UK doom metal is the United Kingdom’s distinctive take on doom metal, marked by extremely slow tempos, towering low-end guitar tones, and a mood that ranges from bleak and elegiac to occult and monolithic.
The scene is historically bifurcated between two major strands: the death/doom and gothic-tinged sound pioneered by the so‑called “Peaceville Three” (Paradise Lost, My Dying Bride, Anathema), and the trad/stoner doom lineage spearheaded by Cathedral and later Electric Wizard. Across both strands, characteristic features include down‑tuned, riff-first songwriting, sustained minor harmonies and tritones, mournful melodic leads, and vocals that move from cavernous growls to plaintive cleans or ritualistic chants.
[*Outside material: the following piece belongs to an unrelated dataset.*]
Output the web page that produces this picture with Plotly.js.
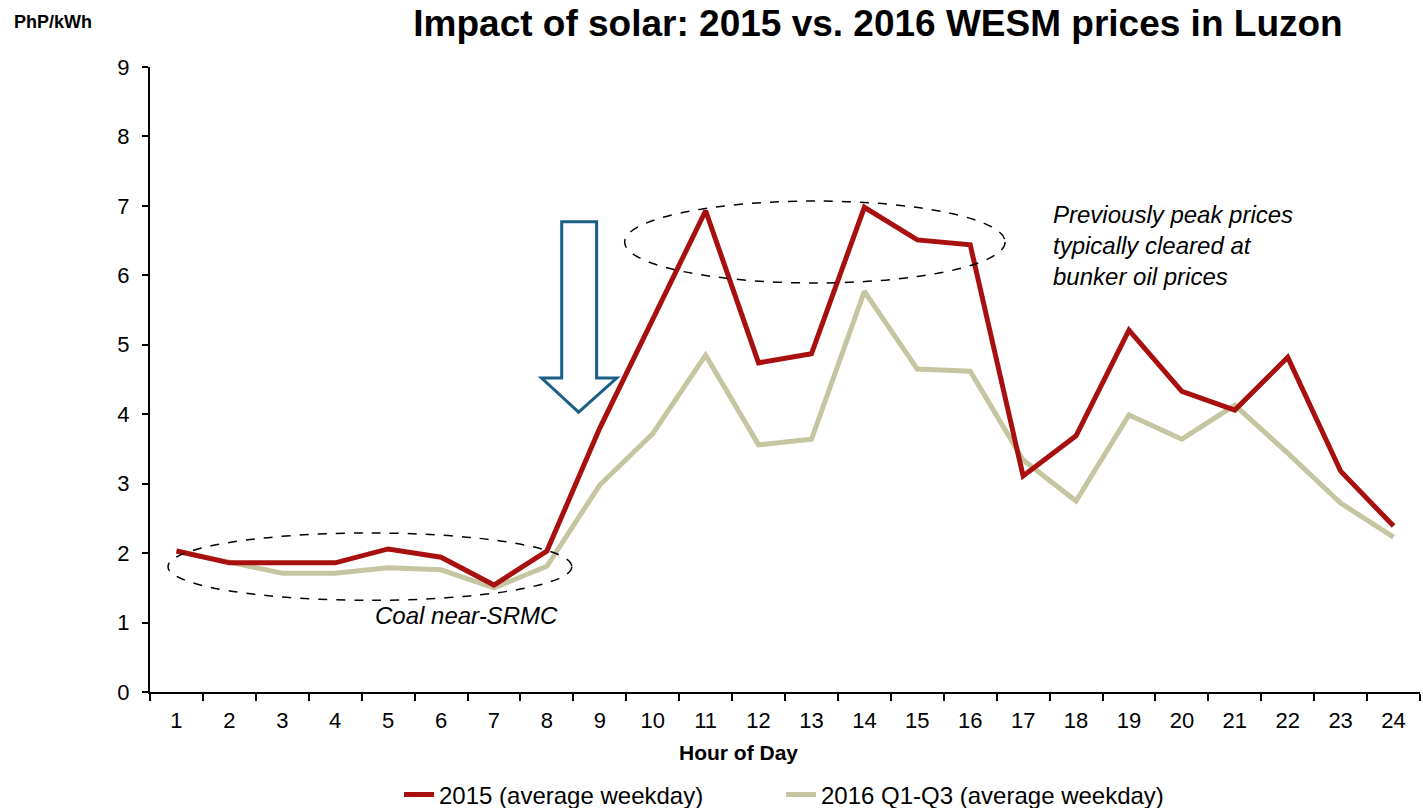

Production typically emphasizes a thick, saturated guitar wall, prominent bass, and roomy drums, evoking a sense of weight, space, and inevitability. Lyrically, UK doom frequently explores sorrow, loss, romantic fatalism, myth, and the occult, reflecting the genre’s uniquely British fusion of desolation and grandeur.
The seeds of UK doom metal were sown by Black Sabbath’s slow, ominous riffing and horror-laden imagery, which inspired a generation of heavy bands to embrace darker tempos and tones. During the NWOBHM, Witchfinder General and Pagan Altar distilled Sabbath’s heaviness into a raw, early doom template that would echo through the scene.
A defining moment arrived with Yorkshire’s “Peaceville Three”: Paradise Lost, My Dying Bride, and Anathema. Their early output on Peaceville Records codified death/doom—combining death metal’s growls and heft with glacial tempos, sorrow-laden harmonies, violin/keys, and gothic atmospheres. By the mid‑1990s, these bands helped catalyze the rise of gothic metal, even as their own sounds evolved in divergent directions.
Parallel to death/doom, Cathedral—led by ex‑Napalm Death vocalist Lee Dorrian—revived traditional doom with massive, swinging Sabbathian riffs and retro worship. Electric Wizard then pushed UK doom into a psychedelic, fuzz‑drenched abyss, defining a darker, more occult, stoner‑doom aesthetic. Labels like Rise Above amplified this strain, cementing a second pillar of the UK doom identity.
The UK continued to shape doom’s extremes: Esoteric stretched funeral‑doom vastness to psychedelic, mind‑bending lengths; Warning and later 40 Watt Sun emphasized emotionally devastating, minimal, clean‑voiced doom; Conan forged an ultra‑low, war‑drone stomp; and a revitalized underground saw acts like Moss and The Wounded Kings embrace cavernous, ritualistic heaviness. Festivals (e.g., Doom Over London) and stalwart labels (Peaceville, Rise Above, Candlelight) helped maintain a vibrant ecosystem.
UK doom metal remains a global reference point, its dual lineage—death/gothic doom and trad/stoner doom—informing funeral doom, post‑doom, and modern stoner/sludge worldwide. Newer UK bands fold in post‑metal, psych, and occult rock, while the classics continue to define the genre’s balance of sorrow, scale, and sonic gravity.